> **AIM**
Output the full listing below exactly as it reads, and skip anything that is a picture.

>> BEGIN

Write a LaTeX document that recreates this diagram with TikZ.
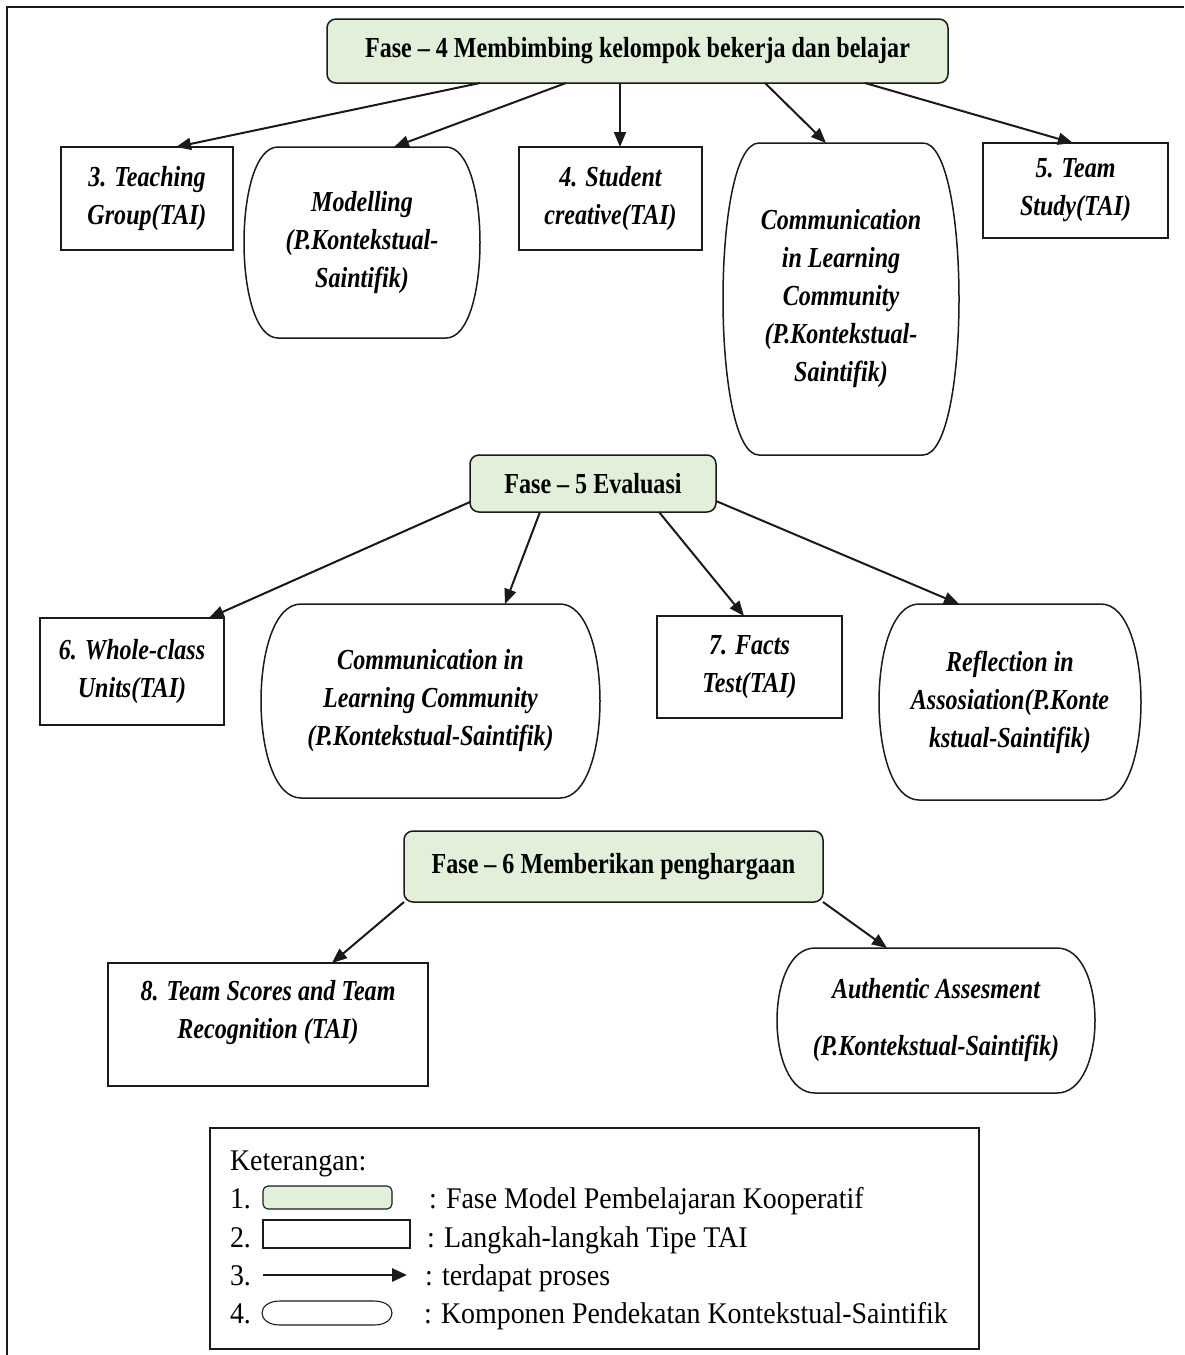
\documentclass[tikz,border=0pt]{standalone}
\usepackage{fontspec}
\setmainfont{Liberation Serif}
\newfontfamily\narrowserif[Ligatures=TeX,FakeStretch=0.83]{Liberation Serif}
\newfontfamily\legendserif[Ligatures=TeX,FakeStretch=0.93]{Liberation Serif}
\usetikzlibrary{arrows.meta,calc}

\definecolor{phasefill}{HTML}{E2EFD9}
\definecolor{edge}{HTML}{1A1A1A}

\newcommand\nodefont{\narrowserif\fontsize{29}{38}\selectfont\bfseries\itshape}
% outline of a terminator-like shape (straight top/bottom, bulging sides)
\newcommand\ctxoutline[2]{%
  \draw[ctxline] ([xshift=#2pt]#1.north west) -- ([xshift=-#2pt]#1.north east)
    .. controls ([xshift=#2pt/3]#1.north east) and ([xshift=#2pt/3]#1.south east) .. ([xshift=-#2pt]#1.south east)
    -- ([xshift=#2pt]#1.south west)
    .. controls ([xshift=-#2pt/3]#1.south west) and ([xshift=-#2pt/3]#1.north west) .. cycle;}

\begin{document}
\begin{tikzpicture}[x=1pt,y=-1pt,
  every node/.style={inner sep=0pt, outer sep=0pt},
  wh/.style 2 args={minimum width=#1pt, minimum height=#2pt},
  phase/.style={draw=edge, line width=1.5pt, fill=phasefill, rounded corners=9pt,
    anchor=north west, align=center, font=\narrowserif\fontsize{29}{34}\selectfont\bfseries},
  taibox/.style={draw=edge, line width=1.5pt, anchor=north west, align=center, font=\nodefont},
  ctxbox/.style={anchor=north west, align=center, font=\nodefont},
  ctxline/.style={draw=edge, line width=1.5pt},
  flow/.style={draw=edge, line width=2pt, -{Triangle[length=15pt,width=12pt]}},
  legtext/.style={anchor=base west, font=\legendserif\fontsize{30}{36}\selectfont},
]
\useasboundingbox (0,0) rectangle (1184,1355);

% page frame
\draw[line width=2.4pt, edge] (7,1355) -- (7,7) -- (1184,7);

% ---------- Phase 4 ----------
\node[phase, wh={621}{64}] (f4) at (327,19) {Fase -- 4 Membimbing kelompok bekerja dan belajar};

\node[taibox, wh={172}{103}] (t3) at (61,147) {3. Teaching\\Group(TAI)};
\node[ctxbox, wh={236}{191}] (m1) at (244,147) {Modelling\\(P.Kontekstual-\\Saintifik)};
\ctxoutline{m1}{34}
\node[taibox, wh={183}{103}] (t4) at (519,147) {4. Student\\creative(TAI)};
\node[ctxbox, wh={236}{312}] (c1) at (723,143) {Communication\\in Learning\\Community\\(P.Kontekstual-\\Saintifik)};
\ctxoutline{c1}{36}
\node[taibox, wh={185}{95}] (t5) at (983,143) {5. Team\\Study(TAI)};

\draw[flow] ([xshift=153pt]f4.south west) -- ([xshift=115pt]t3.north west);
\draw[flow] ([xshift=239pt]f4.south west) -- ([xshift=150pt]m1.north west);
\draw[flow] ([xshift=293pt]f4.south west) -- ([xshift=101pt]t4.north west);
\draw[flow] ([xshift=438pt]f4.south west) -- ([xshift=103pt]c1.north west);
\draw[flow] ([xshift=538pt]f4.south west) -- ([xshift=90pt]t5.north west);

% ---------- Phase 5 ----------
\node[phase, wh={246}{57}] (f5) at (470,455) {Fase -- 5 Evaluasi};

\node[taibox, wh={184}{107}] (t6) at (40,618) {6. Whole-class\\Units(TAI)};
\node[ctxbox, wh={339}{194}] (c2) at (261,604) {Communication in\\Learning Community\\(P.Kontekstual-Saintifik)};
\ctxoutline{c2}{40}
\node[taibox, wh={185}{102}] (t7) at (657,616) {7. Facts\\Test(TAI)};
\node[ctxbox, wh={262}{196}] (c3) at (879,604) {Reflection in\\Assosiation(P.Konte\\kstual-Saintifik)};
\ctxoutline{c3}{40}

\draw[flow] ([yshift=10pt]f5.south west) -- ([xshift=169pt]t6.north west);
\draw[flow] ([xshift=70pt]f5.south west) -- ([xshift=244pt]c2.north west);
\draw[flow] ([xshift=189pt]f5.south west) -- ([xshift=87pt]t7.north west);
\draw[flow] ([yshift=11pt]f5.south east) -- ([xshift=80pt]c3.north west);

% ---------- Phase 6 ----------
\node[phase, wh={419}{71}] (f6) at (404,831) {Fase -- 6 Memberikan penghargaan};

\node[taibox, wh={320}{123}] (t8) at (108,963)
  {\parbox[c][89pt][t]{310pt}{\centering 8. Team Scores and Team\\Recognition (TAI)}};
\node[ctxbox, wh={318}{145}] (c4) at (777,948) {Authentic Assesment\\[19pt](P.Kontekstual-Saintifik)};
\ctxoutline{c4}{38}

\draw[flow] (f6.south west) -- ([xshift=224pt]t8.north west);
\draw[flow] (f6.south east) -- ([xshift=110pt]c4.north west);

% ---------- Legend ----------
\node[draw=edge, line width=1.9pt, anchor=north west, wh={769}{221}] (legend) at (210,1128) {};
\node[legtext] (lk) at (230,1170) {Keterangan:};
\node[legtext] (l1) at (230,1208) {1.};
\node[legtext] (l2) at (230,1247) {2.};
\node[legtext] (l3) at (230,1285) {3.};
\node[legtext] (l4) at (230,1323) {4.};

\node[phase, wh={129}{23}, rounded corners=5pt, line width=1.1pt] (k1) at (263,1186) {};
\node[taibox, wh={147}{28}, line width=1.1pt] (k2) at (263,1220) {};
\coordinate (k3a) at (263,1275);
\coordinate (k3b) at (407,1275);
\draw[draw=edge, line width=2.8pt, -{Triangle[length=15pt,width=13pt]}] (k3a) -- (k3b);
\node[ctxbox, wh={130}{24}] (k4) at (262,1301) {};
\draw[ctxline, line width=1.1pt] ([xshift=18pt]k4.north west) -- ([xshift=-18pt]k4.north east)
    .. controls ([xshift=6pt]k4.north east) and ([xshift=6pt]k4.south east) .. ([xshift=-18pt]k4.south east)
    -- ([xshift=18pt]k4.south west)
    .. controls ([xshift=-6pt]k4.south west) and ([xshift=-6pt]k4.north west) .. cycle;

\node[legtext] (d1) at (429,1208) {: Fase Model Pembelajaran Kooperatif};
\node[legtext] (d2) at (427,1247) {: Langkah-langkah Tipe TAI};
\node[legtext] (d3) at (425,1285) {: terdapat proses};
\node[legtext] (d4) at (424,1323) {: Komponen Pendekatan Kontekstual-Saintifik};
\end{tikzpicture}
\end{document}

>> END

> **ANSWER TO THIS TASK**
Write a LaTeX document that recreates this diagram with TikZ.
\documentclass[tikz,border=0pt]{standalone}
\usepackage{fontspec}
\setmainfont{Liberation Serif}
\newfontfamily\narrowserif[Ligatures=TeX,FakeStretch=0.83]{Liberation Serif}
\newfontfamily\legendserif[Ligatures=TeX,FakeStretch=0.93]{Liberation Serif}
\usetikzlibrary{arrows.meta,calc}

\definecolor{phasefill}{HTML}{E2EFD9}
\definecolor{edge}{HTML}{1A1A1A}

\newcommand\nodefont{\narrowserif\fontsize{29}{38}\selectfont\bfseries\itshape}
% outline of a terminator-like shape (straight top/bottom, bulging sides)
\newcommand\ctxoutline[2]{%
  \draw[ctxline] ([xshift=#2pt]#1.north west) -- ([xshift=-#2pt]#1.north east)
    .. controls ([xshift=#2pt/3]#1.north east) and ([xshift=#2pt/3]#1.south east) .. ([xshift=-#2pt]#1.south east)
    -- ([xshift=#2pt]#1.south west)
    .. controls ([xshift=-#2pt/3]#1.south west) and ([xshift=-#2pt/3]#1.north west) .. cycle;}

\begin{document}
\begin{tikzpicture}[x=1pt,y=-1pt,
  every node/.style={inner sep=0pt, outer sep=0pt},
  wh/.style 2 args={minimum width=#1pt, minimum height=#2pt},
  phase/.style={draw=edge, line width=1.5pt, fill=phasefill, rounded corners=9pt,
    anchor=north west, align=center, font=\narrowserif\fontsize{29}{34}\selectfont\bfseries},
  taibox/.style={draw=edge, line width=1.5pt, anchor=north west, align=center, font=\nodefont},
  ctxbox/.style={anchor=north west, align=center, font=\nodefont},
  ctxline/.style={draw=edge, line width=1.5pt},
  flow/.style={draw=edge, line width=2pt, -{Triangle[length=15pt,width=12pt]}},
  legtext/.style={anchor=base west, font=\legendserif\fontsize{30}{36}\selectfont},
]
\useasboundingbox (0,0) rectangle (1184,1355);

% page frame
\draw[line width=2.4pt, edge] (7,1355) -- (7,7) -- (1184,7);

% ---------- Phase 4 ----------
\node[phase, wh={621}{64}] (f4) at (327,19) {Fase -- 4 Membimbing kelompok bekerja dan belajar};

\node[taibox, wh={172}{103}] (t3) at (61,147) {3. Teaching\\Group(TAI)};
\node[ctxbox, wh={236}{191}] (m1) at (244,147) {Modelling\\(P.Kontekstual-\\Saintifik)};
\ctxoutline{m1}{34}
\node[taibox, wh={183}{103}] (t4) at (519,147) {4. Student\\creative(TAI)};
\node[ctxbox, wh={236}{312}] (c1) at (723,143) {Communication\\in Learning\\Community\\(P.Kontekstual-\\Saintifik)};
\ctxoutline{c1}{36}
\node[taibox, wh={185}{95}] (t5) at (983,143) {5. Team\\Study(TAI)};

\draw[flow] ([xshift=153pt]f4.south west) -- ([xshift=115pt]t3.north west);
\draw[flow] ([xshift=239pt]f4.south west) -- ([xshift=150pt]m1.north west);
\draw[flow] ([xshift=293pt]f4.south west) -- ([xshift=101pt]t4.north west);
\draw[flow] ([xshift=438pt]f4.south west) -- ([xshift=103pt]c1.north west);
\draw[flow] ([xshift=538pt]f4.south west) -- ([xshift=90pt]t5.north west);

% ---------- Phase 5 ----------
\node[phase, wh={246}{57}] (f5) at (470,455) {Fase -- 5 Evaluasi};

\node[taibox, wh={184}{107}] (t6) at (40,618) {6. Whole-class\\Units(TAI)};
\node[ctxbox, wh={339}{194}] (c2) at (261,604) {Communication in\\Learning Community\\(P.Kontekstual-Saintifik)};
\ctxoutline{c2}{40}
\node[taibox, wh={185}{102}] (t7) at (657,616) {7. Facts\\Test(TAI)};
\node[ctxbox, wh={262}{196}] (c3) at (879,604) {Reflection in\\Assosiation(P.Konte\\kstual-Saintifik)};
\ctxoutline{c3}{40}

\draw[flow] ([yshift=10pt]f5.south west) -- ([xshift=169pt]t6.north west);
\draw[flow] ([xshift=70pt]f5.south west) -- ([xshift=244pt]c2.north west);
\draw[flow] ([xshift=189pt]f5.south west) -- ([xshift=87pt]t7.north west);
\draw[flow] ([yshift=11pt]f5.south east) -- ([xshift=80pt]c3.north west);

% ---------- Phase 6 ----------
\node[phase, wh={419}{71}] (f6) at (404,831) {Fase -- 6 Memberikan penghargaan};

\node[taibox, wh={320}{123}] (t8) at (108,963)
  {\parbox[c][89pt][t]{310pt}{\centering 8. Team Scores and Team\\Recognition (TAI)}};
\node[ctxbox, wh={318}{145}] (c4) at (777,948) {Authentic Assesment\\[19pt](P.Kontekstual-Saintifik)};
\ctxoutline{c4}{38}

\draw[flow] (f6.south west) -- ([xshift=224pt]t8.north west);
\draw[flow] (f6.south east) -- ([xshift=110pt]c4.north west);

% ---------- Legend ----------
\node[draw=edge, line width=1.9pt, anchor=north west, wh={769}{221}] (legend) at (210,1128) {};
\node[legtext] (lk) at (230,1170) {Keterangan:};
\node[legtext] (l1) at (230,1208) {1.};
\node[legtext] (l2) at (230,1247) {2.};
\node[legtext] (l3) at (230,1285) {3.};
\node[legtext] (l4) at (230,1323) {4.};

\node[phase, wh={129}{23}, rounded corners=5pt, line width=1.1pt] (k1) at (263,1186) {};
\node[taibox, wh={147}{28}, line width=1.1pt] (k2) at (263,1220) {};
\coordinate (k3a) at (263,1275);
\coordinate (k3b) at (407,1275);
\draw[draw=edge, line width=2.8pt, -{Triangle[length=15pt,width=13pt]}] (k3a) -- (k3b);
\node[ctxbox, wh={130}{24}] (k4) at (262,1301) {};
\draw[ctxline, line width=1.1pt] ([xshift=18pt]k4.north west) -- ([xshift=-18pt]k4.north east)
    .. controls ([xshift=6pt]k4.north east) and ([xshift=6pt]k4.south east) .. ([xshift=-18pt]k4.south east)
    -- ([xshift=18pt]k4.south west)
    .. controls ([xshift=-6pt]k4.south west) and ([xshift=-6pt]k4.north west) .. cycle;

\node[legtext] (d1) at (429,1208) {: Fase Model Pembelajaran Kooperatif};
\node[legtext] (d2) at (427,1247) {: Langkah-langkah Tipe TAI};
\node[legtext] (d3) at (425,1285) {: terdapat proses};
\node[legtext] (d4) at (424,1323) {: Komponen Pendekatan Kontekstual-Saintifik};
\end{tikzpicture}
\end{document}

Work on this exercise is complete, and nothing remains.